▼
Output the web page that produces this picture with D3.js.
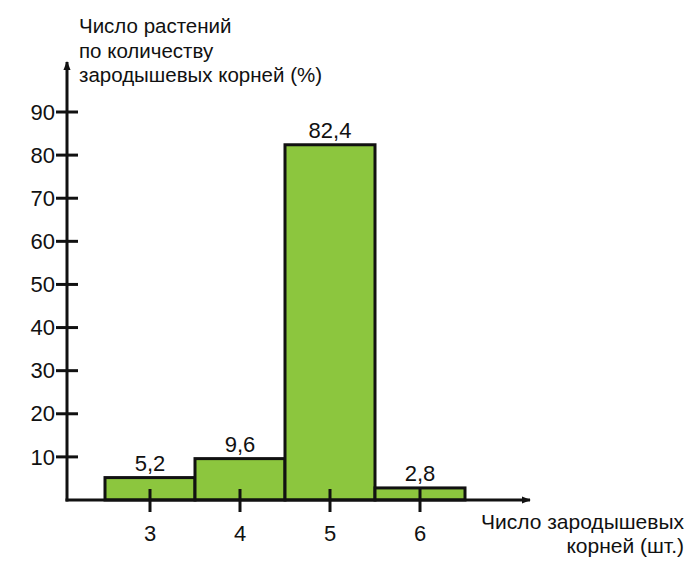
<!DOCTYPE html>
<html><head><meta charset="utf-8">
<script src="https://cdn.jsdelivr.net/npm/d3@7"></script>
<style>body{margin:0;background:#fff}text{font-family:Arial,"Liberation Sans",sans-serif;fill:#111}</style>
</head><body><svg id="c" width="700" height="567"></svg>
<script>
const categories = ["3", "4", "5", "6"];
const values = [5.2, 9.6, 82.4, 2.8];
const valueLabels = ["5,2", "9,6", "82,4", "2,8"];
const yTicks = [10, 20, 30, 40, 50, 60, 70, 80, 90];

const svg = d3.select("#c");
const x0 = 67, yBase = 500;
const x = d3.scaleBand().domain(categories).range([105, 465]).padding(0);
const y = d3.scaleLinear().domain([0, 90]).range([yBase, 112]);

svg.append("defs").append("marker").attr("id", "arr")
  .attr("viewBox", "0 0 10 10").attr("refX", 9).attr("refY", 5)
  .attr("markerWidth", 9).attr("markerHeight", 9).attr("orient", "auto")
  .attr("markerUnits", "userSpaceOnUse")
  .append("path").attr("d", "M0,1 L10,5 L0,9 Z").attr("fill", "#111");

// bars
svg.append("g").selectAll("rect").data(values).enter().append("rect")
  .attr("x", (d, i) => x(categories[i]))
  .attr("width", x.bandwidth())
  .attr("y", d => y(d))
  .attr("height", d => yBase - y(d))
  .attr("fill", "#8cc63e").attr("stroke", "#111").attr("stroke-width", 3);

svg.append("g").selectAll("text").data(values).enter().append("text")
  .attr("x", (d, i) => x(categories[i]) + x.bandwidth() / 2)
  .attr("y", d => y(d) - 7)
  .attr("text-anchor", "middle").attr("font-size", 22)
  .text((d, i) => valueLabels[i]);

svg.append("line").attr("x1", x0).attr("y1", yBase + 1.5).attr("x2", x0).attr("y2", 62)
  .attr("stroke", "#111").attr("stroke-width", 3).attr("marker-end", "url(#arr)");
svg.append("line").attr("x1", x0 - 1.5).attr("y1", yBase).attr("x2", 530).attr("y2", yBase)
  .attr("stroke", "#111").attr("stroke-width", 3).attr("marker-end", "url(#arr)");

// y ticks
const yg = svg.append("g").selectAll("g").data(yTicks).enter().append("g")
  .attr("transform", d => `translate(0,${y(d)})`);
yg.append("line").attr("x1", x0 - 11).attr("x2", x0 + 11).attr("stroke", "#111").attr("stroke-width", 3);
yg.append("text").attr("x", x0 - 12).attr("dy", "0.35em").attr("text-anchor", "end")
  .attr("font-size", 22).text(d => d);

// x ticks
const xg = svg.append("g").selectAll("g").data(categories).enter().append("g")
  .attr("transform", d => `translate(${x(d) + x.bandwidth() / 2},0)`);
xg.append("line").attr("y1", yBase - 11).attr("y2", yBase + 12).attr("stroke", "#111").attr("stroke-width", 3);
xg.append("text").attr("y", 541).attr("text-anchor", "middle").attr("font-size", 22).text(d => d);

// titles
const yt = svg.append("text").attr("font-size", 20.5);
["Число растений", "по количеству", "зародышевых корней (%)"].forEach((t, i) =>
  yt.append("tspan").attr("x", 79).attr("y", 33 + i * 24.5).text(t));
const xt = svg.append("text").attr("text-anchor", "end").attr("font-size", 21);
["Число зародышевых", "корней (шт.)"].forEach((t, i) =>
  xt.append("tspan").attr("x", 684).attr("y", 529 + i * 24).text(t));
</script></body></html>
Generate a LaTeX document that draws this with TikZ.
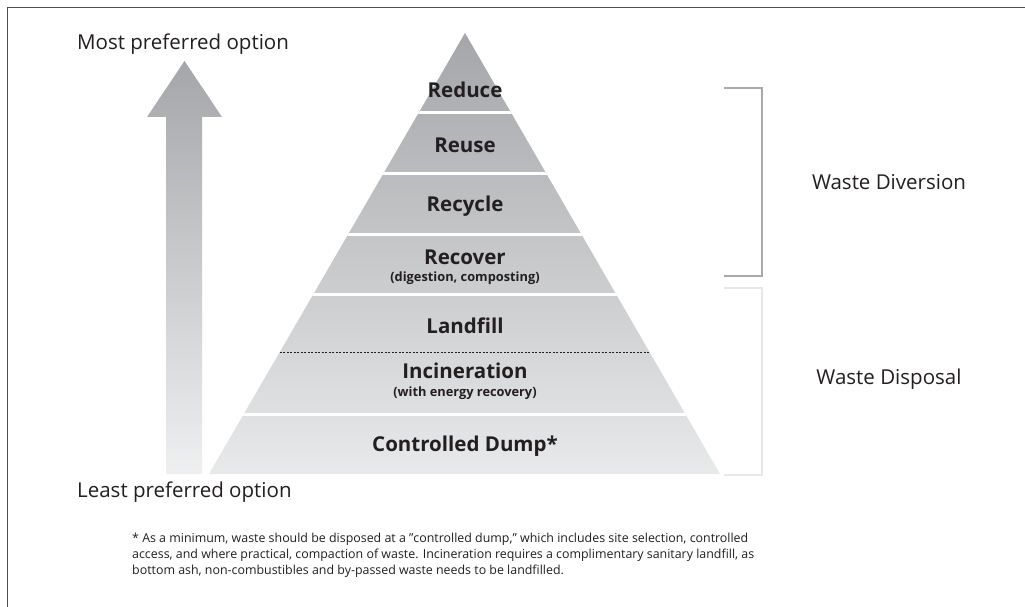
▲
_Problem requirements:_ Quote the entries above word for word. Leave the images out.

_Exercise output:_
Output the web page that produces this picture with D3.js.
<!DOCTYPE html>
<html><head><meta charset="utf-8">
<script src="https://cdn.jsdelivr.net/npm/d3@7"></script>
<style>body{margin:0;background:#fff}text{font-family:Arial,"Liberation Sans",sans-serif;fill:#111}</style>
</head><body><svg id="c" width="700" height="567"></svg>
<script>
const categories = ["3", "4", "5", "6"];
const values = [5.2, 9.6, 82.4, 2.8];
const valueLabels = ["5,2", "9,6", "82,4", "2,8"];
const yTicks = [10, 20, 30, 40, 50, 60, 70, 80, 90];

const svg = d3.select("#c");
const x0 = 67, yBase = 500;
const x = d3.scaleBand().domain(categories).range([105, 465]).padding(0);
const y = d3.scaleLinear().domain([0, 90]).range([yBase, 112]);

svg.append("defs").append("marker").attr("id", "arr")
  .attr("viewBox", "0 0 10 10").attr("refX", 9).attr("refY", 5)
  .attr("markerWidth", 9).attr("markerHeight", 9).attr("orient", "auto")
  .attr("markerUnits", "userSpaceOnUse")
  .append("path").attr("d", "M0,1 L10,5 L0,9 Z").attr("fill", "#111");

// bars
svg.append("g").selectAll("rect").data(values).enter().append("rect")
  .attr("x", (d, i) => x(categories[i]))
  .attr("width", x.bandwidth())
  .attr("y", d => y(d))
  .attr("height", d => yBase - y(d))
  .attr("fill", "#8cc63e").attr("stroke", "#111").attr("stroke-width", 3);

svg.append("g").selectAll("text").data(values).enter().append("text")
  .attr("x", (d, i) => x(categories[i]) + x.bandwidth() / 2)
  .attr("y", d => y(d) - 7)
  .attr("text-anchor", "middle").attr("font-size", 22)
  .text((d, i) => valueLabels[i]);

svg.append("line").attr("x1", x0).attr("y1", yBase + 1.5).attr("x2", x0).attr("y2", 62)
  .attr("stroke", "#111").attr("stroke-width", 3).attr("marker-end", "url(#arr)");
svg.append("line").attr("x1", x0 - 1.5).attr("y1", yBase).attr("x2", 530).attr("y2", yBase)
  .attr("stroke", "#111").attr("stroke-width", 3).attr("marker-end", "url(#arr)");

// y ticks
const yg = svg.append("g").selectAll("g").data(yTicks).enter().append("g")
  .attr("transform", d => `translate(0,${y(d)})`);
yg.append("line").attr("x1", x0 - 11).attr("x2", x0 + 11).attr("stroke", "#111").attr("stroke-width", 3);
yg.append("text").attr("x", x0 - 12).attr("dy", "0.35em").attr("text-anchor", "end")
  .attr("font-size", 22).text(d => d);

// x ticks
const xg = svg.append("g").selectAll("g").data(categories).enter().append("g")
  .attr("transform", d => `translate(${x(d) + x.bandwidth() / 2},0)`);
xg.append("line").attr("y1", yBase - 11).attr("y2", yBase + 12).attr("stroke", "#111").attr("stroke-width", 3);
xg.append("text").attr("y", 541).attr("text-anchor", "middle").attr("font-size", 22).text(d => d);

// titles
const yt = svg.append("text").attr("font-size", 20.5);
["Число растений", "по количеству", "зародышевых корней (%)"].forEach((t, i) =>
  yt.append("tspan").attr("x", 79).attr("y", 33 + i * 24.5).text(t));
const xt = svg.append("text").attr("text-anchor", "end").attr("font-size", 21);
["Число зародышевых", "корней (шт.)"].forEach((t, i) =>
  xt.append("tspan").attr("x", 684).attr("y", 529 + i * 24).text(t));
</script></body></html>
Generate a LaTeX document that draws this with TikZ.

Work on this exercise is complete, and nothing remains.